> Data shown

[start]

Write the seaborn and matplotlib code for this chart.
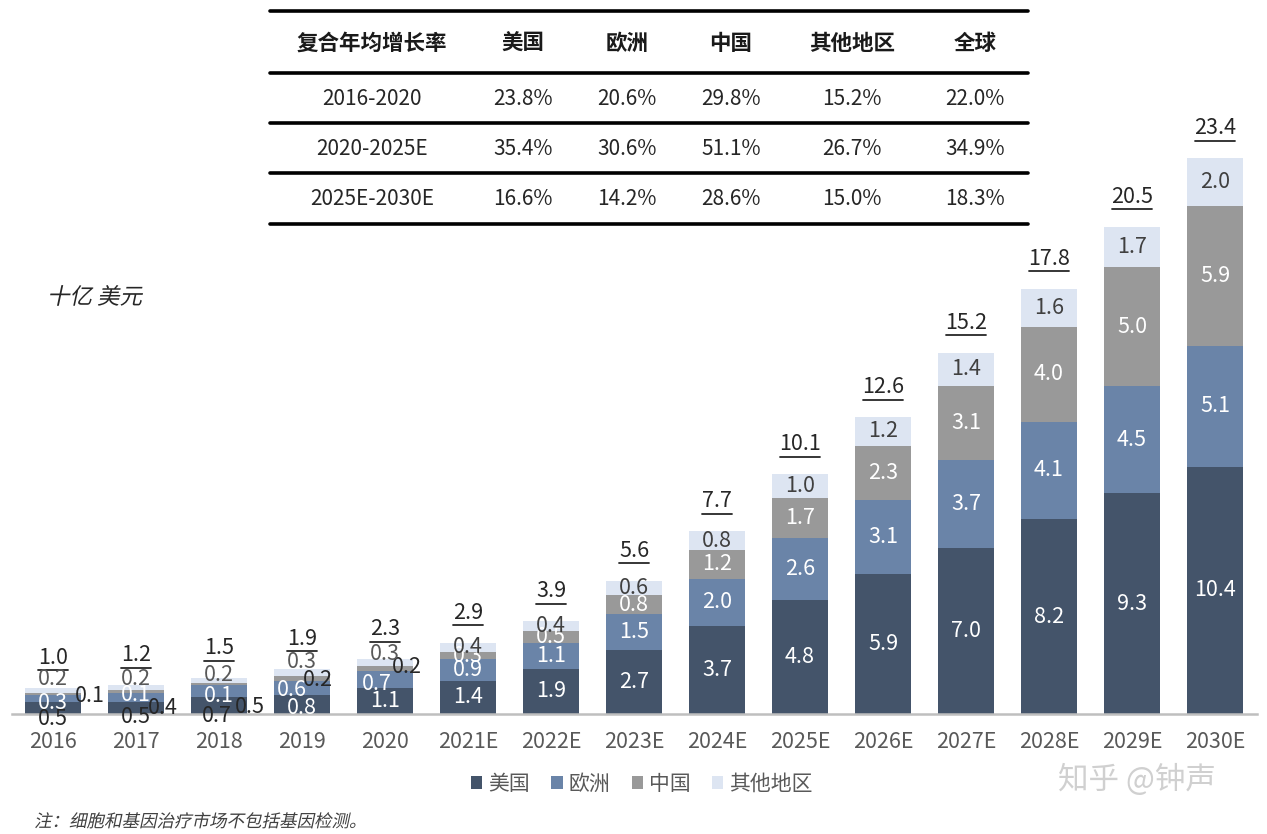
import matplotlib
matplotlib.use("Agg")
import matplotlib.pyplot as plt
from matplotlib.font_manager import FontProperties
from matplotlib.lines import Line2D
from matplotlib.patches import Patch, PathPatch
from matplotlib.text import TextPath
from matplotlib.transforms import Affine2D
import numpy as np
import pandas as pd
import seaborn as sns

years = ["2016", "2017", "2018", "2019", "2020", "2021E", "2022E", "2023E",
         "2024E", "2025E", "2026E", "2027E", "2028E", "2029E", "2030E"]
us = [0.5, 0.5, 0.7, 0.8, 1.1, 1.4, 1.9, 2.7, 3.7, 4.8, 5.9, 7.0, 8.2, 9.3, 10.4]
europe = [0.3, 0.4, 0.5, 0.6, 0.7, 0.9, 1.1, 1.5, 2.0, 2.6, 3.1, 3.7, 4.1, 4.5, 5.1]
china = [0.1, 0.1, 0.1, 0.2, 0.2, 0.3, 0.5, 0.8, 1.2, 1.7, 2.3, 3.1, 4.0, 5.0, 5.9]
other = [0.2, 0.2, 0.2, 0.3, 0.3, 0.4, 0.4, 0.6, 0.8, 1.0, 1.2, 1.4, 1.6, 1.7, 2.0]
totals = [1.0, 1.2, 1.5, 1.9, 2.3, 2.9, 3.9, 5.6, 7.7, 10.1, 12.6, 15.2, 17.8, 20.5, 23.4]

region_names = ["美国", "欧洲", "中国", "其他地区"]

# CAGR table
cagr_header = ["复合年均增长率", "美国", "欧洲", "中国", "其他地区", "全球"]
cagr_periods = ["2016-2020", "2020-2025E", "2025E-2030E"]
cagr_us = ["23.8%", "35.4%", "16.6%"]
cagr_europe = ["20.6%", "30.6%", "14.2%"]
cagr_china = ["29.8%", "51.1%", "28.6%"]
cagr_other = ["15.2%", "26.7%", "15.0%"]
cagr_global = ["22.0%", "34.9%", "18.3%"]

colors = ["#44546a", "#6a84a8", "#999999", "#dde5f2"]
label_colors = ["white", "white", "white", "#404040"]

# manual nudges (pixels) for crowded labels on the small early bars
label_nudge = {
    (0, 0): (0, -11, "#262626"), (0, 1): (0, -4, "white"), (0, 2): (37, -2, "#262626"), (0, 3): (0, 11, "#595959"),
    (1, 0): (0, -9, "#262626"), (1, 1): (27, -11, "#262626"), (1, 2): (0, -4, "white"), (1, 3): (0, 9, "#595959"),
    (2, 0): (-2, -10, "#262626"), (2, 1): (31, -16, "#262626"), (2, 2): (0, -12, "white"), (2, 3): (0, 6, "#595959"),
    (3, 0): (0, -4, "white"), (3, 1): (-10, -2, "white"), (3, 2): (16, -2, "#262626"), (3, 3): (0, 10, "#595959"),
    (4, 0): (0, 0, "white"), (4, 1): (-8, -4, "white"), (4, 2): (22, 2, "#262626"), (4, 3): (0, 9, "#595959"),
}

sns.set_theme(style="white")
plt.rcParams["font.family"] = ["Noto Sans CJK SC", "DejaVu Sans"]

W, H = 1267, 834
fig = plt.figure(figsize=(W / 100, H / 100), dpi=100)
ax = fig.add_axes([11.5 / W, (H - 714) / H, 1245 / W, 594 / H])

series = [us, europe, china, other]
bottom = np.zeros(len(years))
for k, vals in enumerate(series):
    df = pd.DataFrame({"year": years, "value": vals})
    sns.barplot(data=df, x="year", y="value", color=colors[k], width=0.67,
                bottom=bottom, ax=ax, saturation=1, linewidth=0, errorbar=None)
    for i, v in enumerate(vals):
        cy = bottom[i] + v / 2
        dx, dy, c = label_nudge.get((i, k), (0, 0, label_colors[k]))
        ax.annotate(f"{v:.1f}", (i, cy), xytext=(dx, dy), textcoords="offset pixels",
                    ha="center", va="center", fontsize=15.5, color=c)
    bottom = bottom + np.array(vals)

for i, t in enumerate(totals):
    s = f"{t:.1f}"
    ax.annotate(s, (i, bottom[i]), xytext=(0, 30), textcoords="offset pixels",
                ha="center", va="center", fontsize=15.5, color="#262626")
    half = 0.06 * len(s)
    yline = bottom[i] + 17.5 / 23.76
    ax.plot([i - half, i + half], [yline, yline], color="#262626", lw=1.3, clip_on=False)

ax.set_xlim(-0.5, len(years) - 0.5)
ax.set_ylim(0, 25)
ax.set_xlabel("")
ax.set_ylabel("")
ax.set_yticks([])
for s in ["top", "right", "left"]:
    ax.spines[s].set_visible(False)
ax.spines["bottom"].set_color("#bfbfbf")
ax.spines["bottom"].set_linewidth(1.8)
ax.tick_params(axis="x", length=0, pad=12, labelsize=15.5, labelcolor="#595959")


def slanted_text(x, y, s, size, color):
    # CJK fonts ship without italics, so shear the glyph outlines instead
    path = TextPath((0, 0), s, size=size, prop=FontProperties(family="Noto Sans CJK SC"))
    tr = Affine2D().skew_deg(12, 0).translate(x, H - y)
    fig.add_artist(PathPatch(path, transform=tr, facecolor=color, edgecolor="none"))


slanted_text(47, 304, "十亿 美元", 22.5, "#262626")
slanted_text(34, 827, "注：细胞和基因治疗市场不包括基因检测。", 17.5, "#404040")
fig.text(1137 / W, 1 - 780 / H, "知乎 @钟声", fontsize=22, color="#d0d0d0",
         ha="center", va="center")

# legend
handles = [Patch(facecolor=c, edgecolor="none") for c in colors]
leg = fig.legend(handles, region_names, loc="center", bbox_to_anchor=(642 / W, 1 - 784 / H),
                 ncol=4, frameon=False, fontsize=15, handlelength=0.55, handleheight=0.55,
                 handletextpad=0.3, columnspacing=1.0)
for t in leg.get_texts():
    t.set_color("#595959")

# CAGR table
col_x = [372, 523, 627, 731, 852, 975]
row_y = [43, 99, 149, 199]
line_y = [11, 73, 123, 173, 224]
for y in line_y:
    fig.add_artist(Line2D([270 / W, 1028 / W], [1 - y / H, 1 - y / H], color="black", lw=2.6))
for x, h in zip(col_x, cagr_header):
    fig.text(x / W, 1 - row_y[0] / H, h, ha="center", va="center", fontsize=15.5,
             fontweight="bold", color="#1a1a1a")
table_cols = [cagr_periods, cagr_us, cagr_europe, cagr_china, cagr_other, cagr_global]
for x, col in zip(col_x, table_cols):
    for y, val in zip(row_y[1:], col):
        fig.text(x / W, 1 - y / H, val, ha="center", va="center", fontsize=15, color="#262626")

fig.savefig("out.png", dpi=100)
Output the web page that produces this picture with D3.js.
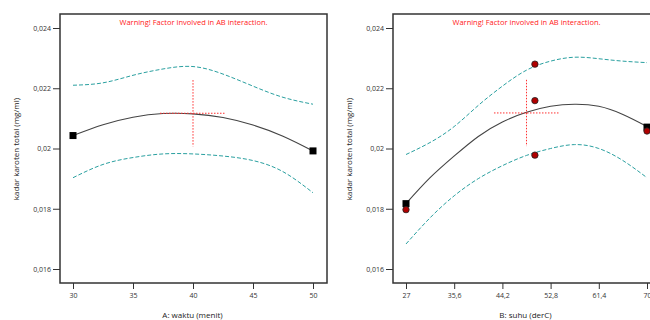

[end]

> Exercise details
Go through the listing above and quote it exactly, apart from its images.

> The answer
Write the seaborn and matplotlib code for this chart.
import matplotlib
matplotlib.use("Agg")
import matplotlib.pyplot as plt
from matplotlib.font_manager import FontProperties
from matplotlib.lines import Line2D
from matplotlib.patches import Patch, PathPatch
from matplotlib.text import TextPath
from matplotlib.transforms import Affine2D
import numpy as np
import pandas as pd
import seaborn as sns

years = ["2016", "2017", "2018", "2019", "2020", "2021E", "2022E", "2023E",
         "2024E", "2025E", "2026E", "2027E", "2028E", "2029E", "2030E"]
us = [0.5, 0.5, 0.7, 0.8, 1.1, 1.4, 1.9, 2.7, 3.7, 4.8, 5.9, 7.0, 8.2, 9.3, 10.4]
europe = [0.3, 0.4, 0.5, 0.6, 0.7, 0.9, 1.1, 1.5, 2.0, 2.6, 3.1, 3.7, 4.1, 4.5, 5.1]
china = [0.1, 0.1, 0.1, 0.2, 0.2, 0.3, 0.5, 0.8, 1.2, 1.7, 2.3, 3.1, 4.0, 5.0, 5.9]
other = [0.2, 0.2, 0.2, 0.3, 0.3, 0.4, 0.4, 0.6, 0.8, 1.0, 1.2, 1.4, 1.6, 1.7, 2.0]
totals = [1.0, 1.2, 1.5, 1.9, 2.3, 2.9, 3.9, 5.6, 7.7, 10.1, 12.6, 15.2, 17.8, 20.5, 23.4]

region_names = ["美国", "欧洲", "中国", "其他地区"]

# CAGR table
cagr_header = ["复合年均增长率", "美国", "欧洲", "中国", "其他地区", "全球"]
cagr_periods = ["2016-2020", "2020-2025E", "2025E-2030E"]
cagr_us = ["23.8%", "35.4%", "16.6%"]
cagr_europe = ["20.6%", "30.6%", "14.2%"]
cagr_china = ["29.8%", "51.1%", "28.6%"]
cagr_other = ["15.2%", "26.7%", "15.0%"]
cagr_global = ["22.0%", "34.9%", "18.3%"]

colors = ["#44546a", "#6a84a8", "#999999", "#dde5f2"]
label_colors = ["white", "white", "white", "#404040"]

# manual nudges (pixels) for crowded labels on the small early bars
label_nudge = {
    (0, 0): (0, -11, "#262626"), (0, 1): (0, -4, "white"), (0, 2): (37, -2, "#262626"), (0, 3): (0, 11, "#595959"),
    (1, 0): (0, -9, "#262626"), (1, 1): (27, -11, "#262626"), (1, 2): (0, -4, "white"), (1, 3): (0, 9, "#595959"),
    (2, 0): (-2, -10, "#262626"), (2, 1): (31, -16, "#262626"), (2, 2): (0, -12, "white"), (2, 3): (0, 6, "#595959"),
    (3, 0): (0, -4, "white"), (3, 1): (-10, -2, "white"), (3, 2): (16, -2, "#262626"), (3, 3): (0, 10, "#595959"),
    (4, 0): (0, 0, "white"), (4, 1): (-8, -4, "white"), (4, 2): (22, 2, "#262626"), (4, 3): (0, 9, "#595959"),
}

sns.set_theme(style="white")
plt.rcParams["font.family"] = ["Noto Sans CJK SC", "DejaVu Sans"]

W, H = 1267, 834
fig = plt.figure(figsize=(W / 100, H / 100), dpi=100)
ax = fig.add_axes([11.5 / W, (H - 714) / H, 1245 / W, 594 / H])

series = [us, europe, china, other]
bottom = np.zeros(len(years))
for k, vals in enumerate(series):
    df = pd.DataFrame({"year": years, "value": vals})
    sns.barplot(data=df, x="year", y="value", color=colors[k], width=0.67,
                bottom=bottom, ax=ax, saturation=1, linewidth=0, errorbar=None)
    for i, v in enumerate(vals):
        cy = bottom[i] + v / 2
        dx, dy, c = label_nudge.get((i, k), (0, 0, label_colors[k]))
        ax.annotate(f"{v:.1f}", (i, cy), xytext=(dx, dy), textcoords="offset pixels",
                    ha="center", va="center", fontsize=15.5, color=c)
    bottom = bottom + np.array(vals)

for i, t in enumerate(totals):
    s = f"{t:.1f}"
    ax.annotate(s, (i, bottom[i]), xytext=(0, 30), textcoords="offset pixels",
                ha="center", va="center", fontsize=15.5, color="#262626")
    half = 0.06 * len(s)
    yline = bottom[i] + 17.5 / 23.76
    ax.plot([i - half, i + half], [yline, yline], color="#262626", lw=1.3, clip_on=False)

ax.set_xlim(-0.5, len(years) - 0.5)
ax.set_ylim(0, 25)
ax.set_xlabel("")
ax.set_ylabel("")
ax.set_yticks([])
for s in ["top", "right", "left"]:
    ax.spines[s].set_visible(False)
ax.spines["bottom"].set_color("#bfbfbf")
ax.spines["bottom"].set_linewidth(1.8)
ax.tick_params(axis="x", length=0, pad=12, labelsize=15.5, labelcolor="#595959")


def slanted_text(x, y, s, size, color):
    # CJK fonts ship without italics, so shear the glyph outlines instead
    path = TextPath((0, 0), s, size=size, prop=FontProperties(family="Noto Sans CJK SC"))
    tr = Affine2D().skew_deg(12, 0).translate(x, H - y)
    fig.add_artist(PathPatch(path, transform=tr, facecolor=color, edgecolor="none"))


slanted_text(47, 304, "十亿 美元", 22.5, "#262626")
slanted_text(34, 827, "注：细胞和基因治疗市场不包括基因检测。", 17.5, "#404040")
fig.text(1137 / W, 1 - 780 / H, "知乎 @钟声", fontsize=22, color="#d0d0d0",
         ha="center", va="center")

# legend
handles = [Patch(facecolor=c, edgecolor="none") for c in colors]
leg = fig.legend(handles, region_names, loc="center", bbox_to_anchor=(642 / W, 1 - 784 / H),
                 ncol=4, frameon=False, fontsize=15, handlelength=0.55, handleheight=0.55,
                 handletextpad=0.3, columnspacing=1.0)
for t in leg.get_texts():
    t.set_color("#595959")

# CAGR table
col_x = [372, 523, 627, 731, 852, 975]
row_y = [43, 99, 149, 199]
line_y = [11, 73, 123, 173, 224]
for y in line_y:
    fig.add_artist(Line2D([270 / W, 1028 / W], [1 - y / H, 1 - y / H], color="black", lw=2.6))
for x, h in zip(col_x, cagr_header):
    fig.text(x / W, 1 - row_y[0] / H, h, ha="center", va="center", fontsize=15.5,
             fontweight="bold", color="#1a1a1a")
table_cols = [cagr_periods, cagr_us, cagr_europe, cagr_china, cagr_other, cagr_global]
for x, col in zip(col_x, table_cols):
    for y, val in zip(row_y[1:], col):
        fig.text(x / W, 1 - y / H, val, ha="center", va="center", fontsize=15, color="#262626")

fig.savefig("out.png", dpi=100)
Output the web page that produces this picture with D3.js.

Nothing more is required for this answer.